The worst possible New Year’s decisions probably don’t seem so terrible at the time.
Drinking and driving — the safety scourge of New Year — gets a lot of press for good reason. That one decision can change your life or even end it.
However, a new spike in traffic related deaths tells experts something else is going on in cars these days. Something deadly: Technology.
In the first six months of 2016, highway deaths rose 10.4 percent, to 17,775, from the comparable period of 2015, according to the National Highway Traffic Safety Administration.
“This is a crisis that needs to be addressed now,” Mark R. Rosekind, the head of the agency, told the New York Times.
Safety officials aren’t alone in their concern. The insurance industry is also convinced that using phones and apps on phones, tablets or laptops, is the biggest cause of the rise in road fatalities,
Robert Gordon, a senior vice president of the Property Casualty Insurers Association of America, said in an interview with the New York Times.

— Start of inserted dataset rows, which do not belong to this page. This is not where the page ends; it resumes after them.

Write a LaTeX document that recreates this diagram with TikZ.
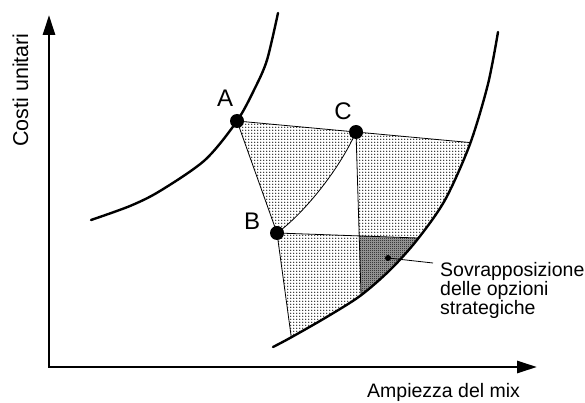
\documentclass[tikz,border=0pt]{standalone}
\usepackage{fontspec}
\setmainfont{Liberation Sans}
\usetikzlibrary{patterns,arrows.meta}
\pgfdeclarepatternformonly{stipple}{\pgfqpoint{-1pt}{-1pt}}{\pgfqpoint{2pt}{2pt}}{\pgfqpoint{3pt}{3pt}}%
{\pgfpathcircle{\pgfqpoint{0pt}{0pt}}{0.7pt}\pgfusepath{fill}}
\pgfdeclarepatternformonly{checker}{\pgfqpoint{0pt}{0pt}}{\pgfqpoint{2pt}{2pt}}{\pgfqpoint{2pt}{2pt}}%
{\pgfpathrectangle{\pgfqpoint{0pt}{0pt}}{\pgfqpoint{1pt}{1pt}}\pgfpathrectangle{\pgfqpoint{1pt}{1pt}}{\pgfqpoint{1pt}{1pt}}\pgfusepath{fill}}
\begin{document}
\begin{tikzpicture}[x=1pt,y=-1pt,
 axis/.style={line width=2.8pt, line join=miter},
 curvebold/.style={line width=2.4pt, line cap=round},
 thinline/.style={line width=0.8pt},
 dotfill/.style={pattern=stipple},
 overbase/.style={fill=black!35},
 overfill/.style={pattern=checker},
 bigpt/.style={circle, fill=black, inner sep=0pt, minimum size=14pt},
 smallpt/.style={circle, fill=black, inner sep=0pt, minimum size=6pt},
 lbl/.style={font=\fontsize{24}{24}\selectfont, inner sep=0pt},
 txt/.style={font=\fontsize{19.5}{18}\selectfont, inner sep=0pt, align=left}]
\useasboundingbox (0,0) rectangle (585,403);
\def\rightcurve{(273,347) (290,338) (325,318) (360,296) (390,270) (417,240) (445,200) (470,144) (488,84) (498,32)}
\coordinate (A) at (237,121);
\coordinate (B) at (277,233);
\coordinate (C) at (356,132);
\coordinate (Ae) at (530,148.1);
\coordinate (Hr) at (480,240.2);
\coordinate (Vb) at (362.4,340);
\coordinate (Bb) at (294.4,360);
\coordinate (H) at (intersection of B--Hr and C--Vb);
% region A-C-B
\fill[dotfill] (A) -- (C) .. controls (338,172) and (302,215) .. (B) -- cycle;
\begin{scope}
\clip plot[smooth] coordinates {\rightcurve} -- (498,-10) -- (-10,-10) -- (-10,420) -- (273,420) -- cycle;
\fill[dotfill] (C) -- (Ae) -- (Hr) -- (H) -- cycle;
\fill[dotfill] (B) -- (H) -- (Vb) -- (Bb) -- cycle;
\fill[overbase] (H) -- (Hr) -- (Vb) -- cycle;
\fill[overfill] (H) -- (Hr) -- (Vb) -- cycle;
\draw[thinline] (A) -- (Ae);
\draw[thinline] (B) -- (Hr);
\draw[thinline] (C) -- (Vb);
\draw[thinline] (B) -- (Bb);
\end{scope}
\draw[thinline] (A) -- (B);
\draw[thinline] (C) .. controls (338,172) and (302,215) .. (B);
% curves
\draw[curvebold] plot[smooth] coordinates {(91,220) (130,206) (160,191) (205,160) (237,121) (255,88) (267,60) (278,13)};
\draw[curvebold] plot[smooth] coordinates {\rightcurve};
% points
\node[bigpt] (pA) at (A) {};
\node[bigpt] (pB) at (B) {};
\node[bigpt] (pC) at (C) {};
\node[lbl] (lA) at (225,98.5) {A};
\node[lbl] (lB) at (252,221.5) {B};
\node[lbl] (lC) at (343,111.5) {C};
% overlap note
\node[smallpt] (ov) at (388,258) {};
\coordinate (le) at (433,263);
\draw[thinline] (ov.center) -- (le);
\node[txt, anchor=north west] (note) at (440,262) {Sovrapposizione\\delle opzioni\\strategiche};
% axes
\coordinate (ytip) at (49,15);
\coordinate (orig) at (49,367);
\coordinate (xtip) at (537,367);
\draw[axis, {Triangle[length=20pt,width=12pt]}-{Triangle[length=20pt,width=12pt]}] (ytip) -- (orig) -- (xtip);
\node[txt, anchor=base west] (xl) at (367,397) {Ampiezza del mix};
\node[font=\fontsize{21.5}{21.5}\selectfont, inner sep=0pt, rotate=90, anchor=base west] (yl) at (28,147) {Costi unitari};
\end{tikzpicture}
\end{document}
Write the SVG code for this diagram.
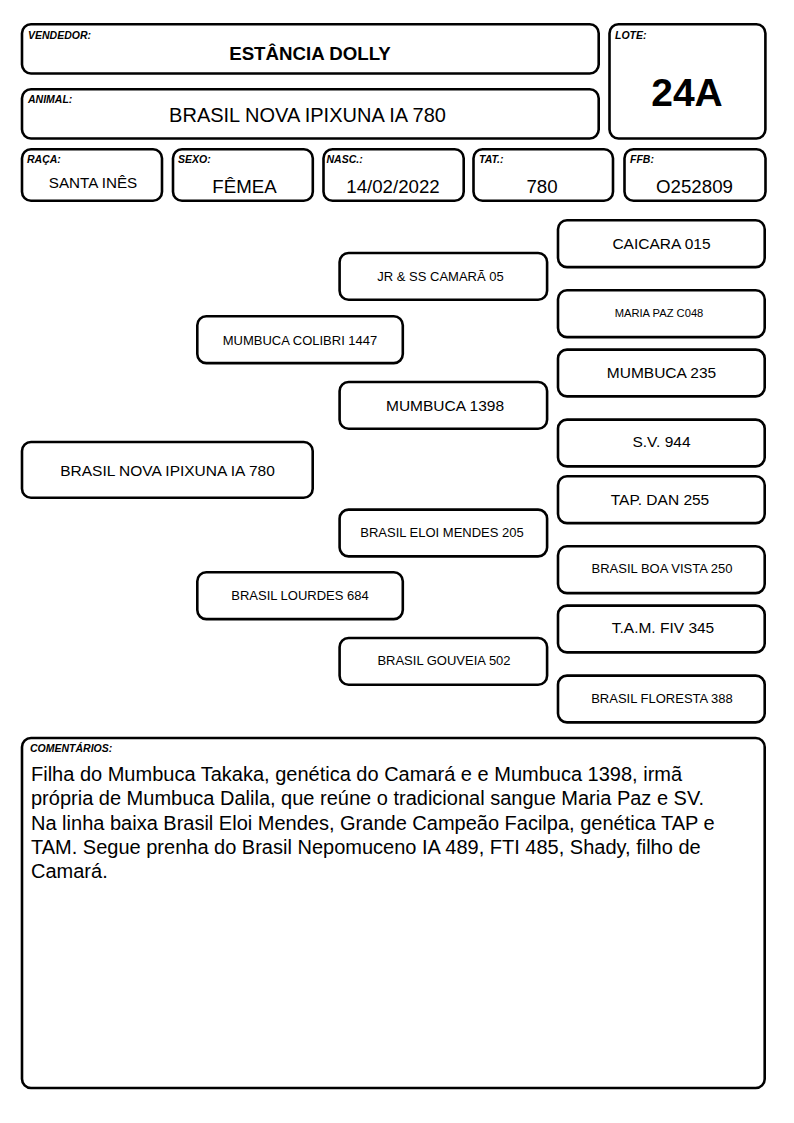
<svg xmlns="http://www.w3.org/2000/svg" width="794" height="1123" viewBox="0 0 794 1123">
<style>
.b{fill:#fff;stroke:#000;stroke-width:2.6}
.lbl{font-family:"Liberation Sans",Arial,sans-serif;font-size:10.5px;font-weight:bold;font-style:italic;fill:#000}
.val{font-family:"Liberation Sans",Arial,sans-serif;fill:#000;text-anchor:middle}
.s{font-size:13px}
.m{font-size:15.5px}
.c{font-family:"Liberation Sans",Arial,sans-serif;font-size:20px;fill:#000}
</style>
<rect width="794" height="1123" fill="#fff"/>
<g id="vendedor"><rect class="b" x="22" y="24.3" width="576.7" height="49.2" rx="9"/><text class="lbl" x="28" y="38.5">VENDEDOR:</text><text class="val" x="310" y="60" style="font-size:18.7px;font-weight:bold">ESTÂNCIA DOLLY</text></g>
<g id="animal"><rect class="b" x="22" y="89.3" width="576.7" height="49.2" rx="9"/><text class="lbl" x="28" y="103">ANIMAL:</text><text class="val" x="307.5" y="122" style="font-size:20px">BRASIL NOVA IPIXUNA IA 780</text></g>
<g id="lote"><rect class="b" x="609.5" y="24.3" width="155.9" height="114.2" rx="9"/><text class="lbl" x="615" y="38.5">LOTE:</text><text class="val" x="687" y="105.5" style="font-size:39px;font-weight:bold">24A</text></g>
<g id="raca"><rect class="b" x="22" y="149.3" width="140" height="51.4" rx="9"/><text class="lbl" x="27" y="163">RAÇA:</text><text class="val" x="93" y="188" style="font-size:15.2px">SANTA INÊS</text></g>
<g id="sexo"><rect class="b" x="173" y="149.3" width="139.8" height="51.4" rx="9"/><text class="lbl" x="178" y="163">SEXO:</text><text class="val" x="244.5" y="193" style="font-size:18.7px">FÊMEA</text></g>
<g id="nasc"><rect class="b" x="323.5" y="149.3" width="140.2" height="51.4" rx="9"/><text class="lbl" x="326.5" y="163">NASC.:</text><text class="val" x="393" y="193" style="font-size:18.7px">14/02/2022</text></g>
<g id="tat"><rect class="b" x="473.5" y="149.3" width="139.5" height="51.4" rx="9"/><text class="lbl" x="479" y="163">TAT.:</text><text class="val" x="542" y="193" style="font-size:18.7px">780</text></g>
<g id="ffb"><rect class="b" x="624.5" y="149.3" width="141" height="51.4" rx="9"/><text class="lbl" x="630" y="163">FFB:</text><text class="val" x="694.5" y="193" style="font-size:18.7px">O252809</text></g>
<g id="connectors"></g>
<g id="p-animal"><rect class="b" x="22" y="442" width="290.7" height="55.7" rx="9"/><text class="val" x="167.5" y="476" style="font-size:15.5px">BRASIL NOVA IPIXUNA IA 780</text></g>
<g id="p-sire"><rect class="b" x="197.3" y="316.3" width="205.5" height="46.8" rx="9"/><text class="val s" x="300" y="344.5">MUMBUCA COLIBRI 1447</text></g>
<g id="p-dam"><rect class="b" x="197.3" y="572.3" width="205.5" height="46.8" rx="9"/><text class="val s" x="300" y="600">BRASIL LOURDES 684</text></g>
<g id="p-ss"><rect class="b" x="339.6" y="253" width="207.5" height="46.8" rx="9"/><text class="val s" x="440.5" y="281">JR &amp; SS CAMARÃ 05</text></g>
<g id="p-sd"><rect class="b" x="339.6" y="382" width="207.5" height="46.8" rx="9"/><text class="val m" x="445" y="411">MUMBUCA 1398</text></g>
<g id="p-ds"><rect class="b" x="339.6" y="509.6" width="207.5" height="46.8" rx="9"/><text class="val s" x="442" y="537">BRASIL ELOI MENDES 205</text></g>
<g id="p-dd"><rect class="b" x="339.6" y="638" width="207.5" height="46.8" rx="9"/><text class="val s" x="444" y="665">BRASIL GOUVEIA 502</text></g>
<g id="p-sss"><rect class="b" x="558" y="220.3" width="206.7" height="46.8" rx="9"/><text class="val m" x="661.5" y="248.5">CAICARA 015</text></g>
<g id="p-ssd"><rect class="b" x="558" y="290.3" width="206.7" height="46.8" rx="9"/><text class="val" x="659" y="317" style="font-size:11.2px">MARIA PAZ C048</text></g>
<g id="p-sds"><rect class="b" x="558" y="349.6" width="206.7" height="46.8" rx="9"/><text class="val m" x="661.5" y="377.5">MUMBUCA 235</text></g>
<g id="p-sdd"><rect class="b" x="558" y="419.6" width="206.7" height="46.8" rx="9"/><text class="val m" x="661.5" y="447">S.V. 944</text></g>
<g id="p-dss"><rect class="b" x="558" y="476.3" width="206.7" height="46.8" rx="9"/><text class="val m" x="660" y="505">TAP. DAN 255</text></g>
<g id="p-dsd"><rect class="b" x="558" y="546.3" width="206.7" height="46.8" rx="9"/><text class="val s" x="662" y="573">BRASIL BOA VISTA 250</text></g>
<g id="p-dds"><rect class="b" x="558" y="605.6" width="206.7" height="46.8" rx="9"/><text class="val m" x="663" y="633">T.A.M. FIV 345</text></g>
<g id="p-ddd"><rect class="b" x="558" y="675.6" width="206.7" height="46.8" rx="9"/><text class="val s" x="662" y="703">BRASIL FLORESTA 388</text></g>
<g id="comentarios"><rect class="b" x="22" y="738" width="742.7" height="350" rx="9"/><text class="lbl" x="30" y="752">COMENTÁRIOS:</text>
<text class="c" x="31" y="781">Filha do Mumbuca Takaka, genética do Camará e e Mumbuca 1398, irmã</text>
<text class="c" x="31" y="805.3">própria de Mumbuca Dalila, que reúne o tradicional sangue Maria Paz e SV.</text>
<text class="c" x="31" y="829.6">Na linha baixa Brasil Eloi Mendes, Grande Campeão Facilpa, genética TAP e</text>
<text class="c" x="31" y="853.9">TAM. Segue prenha do Brasil Nepomuceno IA 489, FTI 485, Shady, filho de</text>
<text class="c" x="31" y="878.2">Camará.</text>
</g>
</svg>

When the first examples of tech-distracted driving became obvious a decade ago, the problem was driving while trying to make phone calls or text on a phone.
Response to this problem was to make new cars Bluetooth friendly so that drivers would not have to take their hands off the wheel. Instead, their phones would work right from their cars.
And that has worked well. So well, that now there are a host of apps that also work very well through the car. Result? More Internet use than ever and, possibly, more distraction than ever, as drivers concentrate on podcasts, social media, navigation, and more.